* [Stored data]:
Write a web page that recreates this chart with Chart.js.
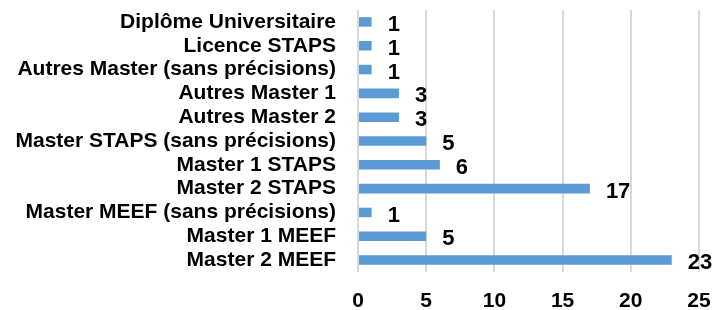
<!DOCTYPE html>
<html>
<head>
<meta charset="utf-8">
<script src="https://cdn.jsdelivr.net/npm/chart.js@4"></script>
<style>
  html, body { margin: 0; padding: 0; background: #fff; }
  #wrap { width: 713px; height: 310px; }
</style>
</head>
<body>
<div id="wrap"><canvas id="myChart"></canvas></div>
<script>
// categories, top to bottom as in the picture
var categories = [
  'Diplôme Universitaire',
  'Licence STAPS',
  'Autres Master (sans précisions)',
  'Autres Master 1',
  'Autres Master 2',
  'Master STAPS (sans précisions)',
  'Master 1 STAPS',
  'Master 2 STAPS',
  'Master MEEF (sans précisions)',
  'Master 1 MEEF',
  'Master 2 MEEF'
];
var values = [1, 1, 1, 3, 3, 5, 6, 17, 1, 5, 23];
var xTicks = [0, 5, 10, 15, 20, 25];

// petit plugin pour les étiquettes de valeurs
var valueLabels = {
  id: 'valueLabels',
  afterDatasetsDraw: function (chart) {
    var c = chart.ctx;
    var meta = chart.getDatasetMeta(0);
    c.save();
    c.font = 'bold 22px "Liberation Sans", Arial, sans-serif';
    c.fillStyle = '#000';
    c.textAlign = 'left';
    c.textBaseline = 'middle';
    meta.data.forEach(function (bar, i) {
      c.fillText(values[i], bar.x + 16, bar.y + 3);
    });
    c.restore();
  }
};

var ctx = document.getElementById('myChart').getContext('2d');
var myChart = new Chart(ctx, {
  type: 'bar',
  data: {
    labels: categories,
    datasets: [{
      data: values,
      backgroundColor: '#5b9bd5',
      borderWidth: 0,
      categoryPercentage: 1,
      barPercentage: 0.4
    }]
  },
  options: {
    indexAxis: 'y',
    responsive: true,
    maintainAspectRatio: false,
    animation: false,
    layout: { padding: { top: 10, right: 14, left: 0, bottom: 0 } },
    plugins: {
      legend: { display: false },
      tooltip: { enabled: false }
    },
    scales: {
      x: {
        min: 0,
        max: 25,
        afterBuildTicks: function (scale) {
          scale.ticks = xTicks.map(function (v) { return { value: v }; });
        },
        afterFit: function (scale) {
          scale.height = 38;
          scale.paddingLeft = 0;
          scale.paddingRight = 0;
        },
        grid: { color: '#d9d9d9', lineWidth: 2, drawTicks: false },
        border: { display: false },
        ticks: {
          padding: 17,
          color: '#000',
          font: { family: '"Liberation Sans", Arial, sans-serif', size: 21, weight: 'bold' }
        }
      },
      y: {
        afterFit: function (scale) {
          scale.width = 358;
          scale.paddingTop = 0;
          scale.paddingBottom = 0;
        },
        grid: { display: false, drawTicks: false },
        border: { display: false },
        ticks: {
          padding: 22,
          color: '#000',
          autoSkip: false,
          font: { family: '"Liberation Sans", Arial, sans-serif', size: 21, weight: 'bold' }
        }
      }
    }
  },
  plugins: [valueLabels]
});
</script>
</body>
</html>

* [Written request]:
Go through the listing above and quote it exactly, apart from its images.

* [Answer for this exercise]:
Write a web page that recreates this chart with Chart.js.
<!DOCTYPE html>
<html>
<head>
<meta charset="utf-8">
<script src="https://cdn.jsdelivr.net/npm/chart.js@4"></script>
<style>
  html, body { margin: 0; padding: 0; background: #fff; }
  #wrap { width: 713px; height: 310px; }
</style>
</head>
<body>
<div id="wrap"><canvas id="myChart"></canvas></div>
<script>
// categories, top to bottom as in the picture
var categories = [
  'Diplôme Universitaire',
  'Licence STAPS',
  'Autres Master (sans précisions)',
  'Autres Master 1',
  'Autres Master 2',
  'Master STAPS (sans précisions)',
  'Master 1 STAPS',
  'Master 2 STAPS',
  'Master MEEF (sans précisions)',
  'Master 1 MEEF',
  'Master 2 MEEF'
];
var values = [1, 1, 1, 3, 3, 5, 6, 17, 1, 5, 23];
var xTicks = [0, 5, 10, 15, 20, 25];

// petit plugin pour les étiquettes de valeurs
var valueLabels = {
  id: 'valueLabels',
  afterDatasetsDraw: function (chart) {
    var c = chart.ctx;
    var meta = chart.getDatasetMeta(0);
    c.save();
    c.font = 'bold 22px "Liberation Sans", Arial, sans-serif';
    c.fillStyle = '#000';
    c.textAlign = 'left';
    c.textBaseline = 'middle';
    meta.data.forEach(function (bar, i) {
      c.fillText(values[i], bar.x + 16, bar.y + 3);
    });
    c.restore();
  }
};

var ctx = document.getElementById('myChart').getContext('2d');
var myChart = new Chart(ctx, {
  type: 'bar',
  data: {
    labels: categories,
    datasets: [{
      data: values,
      backgroundColor: '#5b9bd5',
      borderWidth: 0,
      categoryPercentage: 1,
      barPercentage: 0.4
    }]
  },
  options: {
    indexAxis: 'y',
    responsive: true,
    maintainAspectRatio: false,
    animation: false,
    layout: { padding: { top: 10, right: 14, left: 0, bottom: 0 } },
    plugins: {
      legend: { display: false },
      tooltip: { enabled: false }
    },
    scales: {
      x: {
        min: 0,
        max: 25,
        afterBuildTicks: function (scale) {
          scale.ticks = xTicks.map(function (v) { return { value: v }; });
        },
        afterFit: function (scale) {
          scale.height = 38;
          scale.paddingLeft = 0;
          scale.paddingRight = 0;
        },
        grid: { color: '#d9d9d9', lineWidth: 2, drawTicks: false },
        border: { display: false },
        ticks: {
          padding: 17,
          color: '#000',
          font: { family: '"Liberation Sans", Arial, sans-serif', size: 21, weight: 'bold' }
        }
      },
      y: {
        afterFit: function (scale) {
          scale.width = 358;
          scale.paddingTop = 0;
          scale.paddingBottom = 0;
        },
        grid: { display: false, drawTicks: false },
        border: { display: false },
        ticks: {
          padding: 22,
          color: '#000',
          autoSkip: false,
          font: { family: '"Liberation Sans", Arial, sans-serif', size: 21, weight: 'bold' }
        }
      }
    }
  },
  plugins: [valueLabels]
});
</script>
</body>
</html>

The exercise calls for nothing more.